**Directions**: Set down, exactly as written, the lines from the top of the data to the line that holds "import * as", and omit the pictures.

··· Source excerpt

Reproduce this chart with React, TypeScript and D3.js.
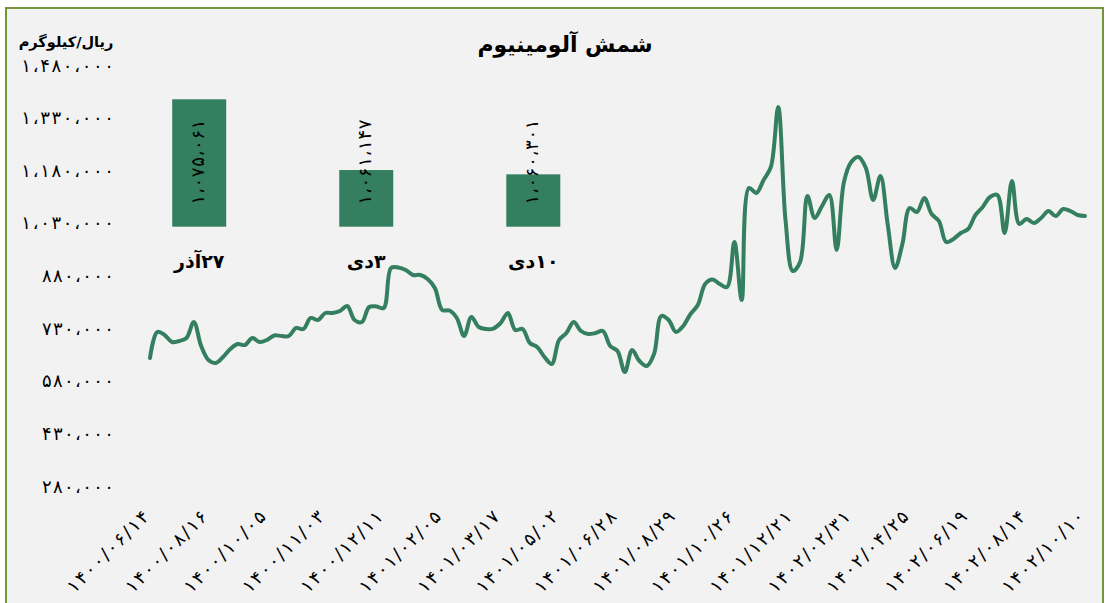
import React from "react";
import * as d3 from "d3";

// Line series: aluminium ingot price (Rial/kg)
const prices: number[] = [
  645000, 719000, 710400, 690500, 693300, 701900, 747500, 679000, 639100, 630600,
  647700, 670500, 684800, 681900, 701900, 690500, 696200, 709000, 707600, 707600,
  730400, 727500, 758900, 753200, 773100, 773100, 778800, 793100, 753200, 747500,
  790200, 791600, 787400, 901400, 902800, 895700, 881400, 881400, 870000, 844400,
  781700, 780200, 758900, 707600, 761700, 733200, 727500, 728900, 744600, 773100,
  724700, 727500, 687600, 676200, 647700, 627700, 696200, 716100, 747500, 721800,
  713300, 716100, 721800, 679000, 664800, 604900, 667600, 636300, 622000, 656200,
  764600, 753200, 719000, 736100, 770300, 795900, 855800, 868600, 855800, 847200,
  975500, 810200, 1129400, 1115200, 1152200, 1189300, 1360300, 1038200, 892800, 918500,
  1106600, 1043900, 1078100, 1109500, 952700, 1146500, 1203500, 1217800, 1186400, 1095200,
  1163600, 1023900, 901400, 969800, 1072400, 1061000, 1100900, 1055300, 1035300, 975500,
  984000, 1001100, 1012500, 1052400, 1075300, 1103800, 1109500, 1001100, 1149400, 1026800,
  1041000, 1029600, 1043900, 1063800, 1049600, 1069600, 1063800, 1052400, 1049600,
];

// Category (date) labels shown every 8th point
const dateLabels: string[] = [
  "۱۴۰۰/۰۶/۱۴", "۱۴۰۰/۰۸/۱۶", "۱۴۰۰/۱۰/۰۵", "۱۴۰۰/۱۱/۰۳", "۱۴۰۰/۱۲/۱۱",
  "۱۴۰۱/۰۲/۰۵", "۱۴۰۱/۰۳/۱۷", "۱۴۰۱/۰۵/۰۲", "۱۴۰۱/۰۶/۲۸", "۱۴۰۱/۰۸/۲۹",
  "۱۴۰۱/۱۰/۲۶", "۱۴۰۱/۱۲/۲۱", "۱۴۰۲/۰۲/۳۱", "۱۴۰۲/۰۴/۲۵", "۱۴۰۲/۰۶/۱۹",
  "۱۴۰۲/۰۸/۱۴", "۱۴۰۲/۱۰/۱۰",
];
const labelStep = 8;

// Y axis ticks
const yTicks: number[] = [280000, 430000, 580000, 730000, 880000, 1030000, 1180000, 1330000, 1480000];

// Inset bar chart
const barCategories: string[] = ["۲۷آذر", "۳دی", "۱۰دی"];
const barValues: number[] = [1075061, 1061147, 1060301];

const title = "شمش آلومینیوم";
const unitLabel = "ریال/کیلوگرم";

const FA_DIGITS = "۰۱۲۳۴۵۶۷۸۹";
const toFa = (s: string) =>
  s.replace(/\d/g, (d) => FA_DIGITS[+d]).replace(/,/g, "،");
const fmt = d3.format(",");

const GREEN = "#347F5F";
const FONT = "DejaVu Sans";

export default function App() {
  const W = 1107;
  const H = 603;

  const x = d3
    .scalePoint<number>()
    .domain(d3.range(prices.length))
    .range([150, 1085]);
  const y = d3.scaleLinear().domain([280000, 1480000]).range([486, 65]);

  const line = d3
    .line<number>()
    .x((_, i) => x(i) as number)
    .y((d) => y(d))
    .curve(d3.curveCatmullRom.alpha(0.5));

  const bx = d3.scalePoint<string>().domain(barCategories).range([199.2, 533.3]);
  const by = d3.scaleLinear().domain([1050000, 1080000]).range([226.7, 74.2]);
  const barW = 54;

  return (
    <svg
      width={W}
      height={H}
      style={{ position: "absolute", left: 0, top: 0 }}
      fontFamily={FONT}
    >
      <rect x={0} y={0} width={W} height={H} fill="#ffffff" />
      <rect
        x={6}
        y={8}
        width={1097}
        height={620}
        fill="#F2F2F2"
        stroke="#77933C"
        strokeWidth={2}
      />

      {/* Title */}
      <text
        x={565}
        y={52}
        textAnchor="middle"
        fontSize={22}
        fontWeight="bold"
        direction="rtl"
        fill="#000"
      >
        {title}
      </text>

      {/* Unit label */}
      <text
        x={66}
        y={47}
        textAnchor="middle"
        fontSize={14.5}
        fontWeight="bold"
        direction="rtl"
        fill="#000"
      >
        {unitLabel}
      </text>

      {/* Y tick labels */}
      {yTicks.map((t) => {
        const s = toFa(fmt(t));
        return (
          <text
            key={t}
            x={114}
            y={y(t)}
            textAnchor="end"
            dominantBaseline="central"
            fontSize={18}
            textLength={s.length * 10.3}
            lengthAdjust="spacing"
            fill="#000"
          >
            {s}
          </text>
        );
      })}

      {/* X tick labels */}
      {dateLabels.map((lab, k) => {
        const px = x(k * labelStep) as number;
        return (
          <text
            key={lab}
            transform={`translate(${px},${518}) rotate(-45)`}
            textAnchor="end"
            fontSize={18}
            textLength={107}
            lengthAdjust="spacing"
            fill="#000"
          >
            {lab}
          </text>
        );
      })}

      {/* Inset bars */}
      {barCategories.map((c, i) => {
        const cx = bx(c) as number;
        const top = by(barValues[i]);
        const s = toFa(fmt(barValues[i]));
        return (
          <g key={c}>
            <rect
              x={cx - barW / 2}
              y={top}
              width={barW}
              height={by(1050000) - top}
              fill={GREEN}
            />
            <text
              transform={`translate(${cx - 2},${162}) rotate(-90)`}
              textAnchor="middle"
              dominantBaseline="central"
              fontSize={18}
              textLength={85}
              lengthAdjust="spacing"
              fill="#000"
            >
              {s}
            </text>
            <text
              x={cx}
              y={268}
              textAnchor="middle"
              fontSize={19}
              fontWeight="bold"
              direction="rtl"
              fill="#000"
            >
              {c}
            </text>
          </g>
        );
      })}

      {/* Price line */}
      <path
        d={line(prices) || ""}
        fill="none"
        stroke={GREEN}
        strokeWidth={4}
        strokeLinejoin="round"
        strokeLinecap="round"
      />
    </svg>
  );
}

······

**Final result**:
Reproduce this chart with React, TypeScript and D3.js.
import React from "react";
import * as d3 from "d3";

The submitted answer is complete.